La Soirée, Aldwych Theatre

La Soiree 2017/2018
LJ Marles, La Soirée. Photo credit: Brinkhoff / Mogenburg

An international cabaret phenomenon, La Soirée has been seen for the last few years in places like the Spiegeltent at London Wonderground, but it makes the leap across the river to the West End and nails the landing.

For those unfamiliar, La Soirée (formerly known as La Clique) has been on the go for around a decade, and is a variety night, with no shortage of variety.  The sheer array of global talent on display is its main strength. For their West End run, the show covers bases from puppetry to acrobatics to comedy to cabaret-style musical numbers. And with each act nailing it, it’s hard not to find something to love.

Wisely reconfiguring the front third of the Aldwych Theatre stalls section into a more intimate thrust surround, and making use of the on-stage space for ‘posh’ seats (where audience interaction is practically guaranteed), the show nails its colours to the mast early on by stressing that the bar is open throughout and audience members are free to come and go as they please.

This light-hearted atmosphere extends to the show at large. Cabaret veteran Amy G makes multiple appearances, ranging from a rollerskating flamenco dancer looking for her guapo (hint: it could be you) to a kazoo number that’s as patriotic as it is anatomically impossible. Daredevil Chicken do things with a banana that have the audience gasping, then groaning and then just outright screaming.

As well as the comedy, there are physical acts on display, ranging from the skillful to the death-defying, with particular highlights including Michele Clark’s hula hoop display and The Chilly Brothers’ Russian Cradle set.
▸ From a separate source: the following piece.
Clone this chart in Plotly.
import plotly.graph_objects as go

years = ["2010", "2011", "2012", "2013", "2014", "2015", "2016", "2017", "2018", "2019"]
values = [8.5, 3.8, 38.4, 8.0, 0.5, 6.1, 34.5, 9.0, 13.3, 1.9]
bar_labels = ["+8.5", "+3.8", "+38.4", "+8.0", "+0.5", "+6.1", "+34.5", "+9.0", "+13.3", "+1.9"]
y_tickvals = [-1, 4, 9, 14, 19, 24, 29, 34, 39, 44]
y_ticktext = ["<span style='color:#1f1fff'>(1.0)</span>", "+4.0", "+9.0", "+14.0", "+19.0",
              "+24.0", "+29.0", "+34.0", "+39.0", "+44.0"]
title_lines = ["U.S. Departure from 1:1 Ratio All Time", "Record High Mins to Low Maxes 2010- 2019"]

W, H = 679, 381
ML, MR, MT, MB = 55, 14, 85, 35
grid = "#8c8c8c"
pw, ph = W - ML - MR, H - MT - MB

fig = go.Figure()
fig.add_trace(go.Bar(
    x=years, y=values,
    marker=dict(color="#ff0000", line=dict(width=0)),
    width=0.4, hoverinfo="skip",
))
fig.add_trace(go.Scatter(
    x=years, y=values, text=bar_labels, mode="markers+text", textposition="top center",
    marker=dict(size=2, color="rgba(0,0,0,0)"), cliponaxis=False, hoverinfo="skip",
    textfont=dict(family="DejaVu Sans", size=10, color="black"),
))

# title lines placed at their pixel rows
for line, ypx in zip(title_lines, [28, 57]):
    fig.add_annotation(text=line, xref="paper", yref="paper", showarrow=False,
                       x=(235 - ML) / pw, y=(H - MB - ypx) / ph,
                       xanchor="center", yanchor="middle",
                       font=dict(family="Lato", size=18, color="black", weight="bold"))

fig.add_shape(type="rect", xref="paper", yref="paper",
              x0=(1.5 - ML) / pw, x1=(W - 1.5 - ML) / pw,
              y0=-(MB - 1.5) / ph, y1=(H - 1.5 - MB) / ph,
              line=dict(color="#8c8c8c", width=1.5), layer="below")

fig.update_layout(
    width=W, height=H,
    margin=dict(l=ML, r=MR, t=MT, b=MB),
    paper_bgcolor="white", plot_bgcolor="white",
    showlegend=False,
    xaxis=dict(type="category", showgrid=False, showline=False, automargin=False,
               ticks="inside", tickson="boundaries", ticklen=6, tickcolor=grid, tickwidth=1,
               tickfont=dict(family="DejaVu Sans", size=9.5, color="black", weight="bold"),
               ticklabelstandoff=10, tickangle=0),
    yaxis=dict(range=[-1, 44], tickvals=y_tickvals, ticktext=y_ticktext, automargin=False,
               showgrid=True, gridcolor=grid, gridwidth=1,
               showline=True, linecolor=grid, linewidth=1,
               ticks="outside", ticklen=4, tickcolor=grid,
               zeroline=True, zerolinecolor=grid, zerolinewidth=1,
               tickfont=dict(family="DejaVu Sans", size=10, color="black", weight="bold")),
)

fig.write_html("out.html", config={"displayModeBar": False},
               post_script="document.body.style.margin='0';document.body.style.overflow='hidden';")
With an evening as varied as this, there is almost certainly something for everyone to enjoy here. While there may be a saturation point of the amount of times it’s possible to watch someone twirl in the air and be fully in awe of it in so short a time, the show is cleverly structured to just stay its welcome and no more. It may be a different prospect to the usual West End fare, but that is no bad thing. After all, you don’t make it to La Soirée without daring to be different.